About the State of the Environment report
‘State of the Environment’ reporting is the internationally accepted method for assessing environmental performance. Like many other countries, Australia adopts the
Organisation for Economic Cooperation and Development (OECD) pressure-state-response approach to state of the environment reporting. Queensland also adopts this approach.
Queensland produces a State of the Environment report every two years. This is the seventh report and the second to be prepared in a web-based format. This format allows users to interact within a web-based environment, interrogating spatial data and maps with regionally-specific interpretive text, tables, graphs and charts.
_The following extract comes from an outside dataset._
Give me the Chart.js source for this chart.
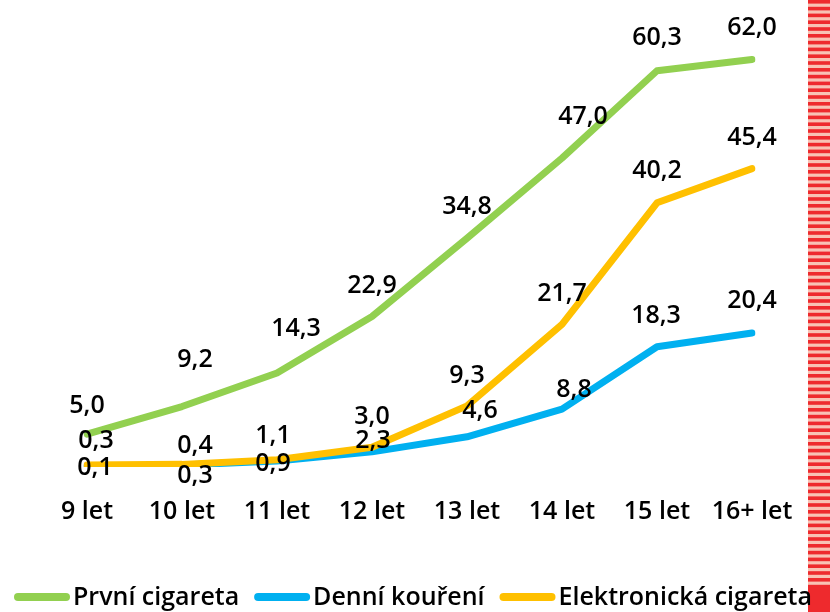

The data is harvested from a range of thematic sources, and compiled, interpreted and published through the
Queensland Government open data portal.
This report covers the period 2016–2017 and meets the legislative requirements of both the
Environmental Protection Act 1994 and the Coastal Protection and Management Act 1995.
This report is structured around five themes — biodiversity, heritage, pollution, climate and human settlements. Each theme is divided into sub-themes, against which indicators, mainly relating to extent and condition (state), and pressures, are reported on.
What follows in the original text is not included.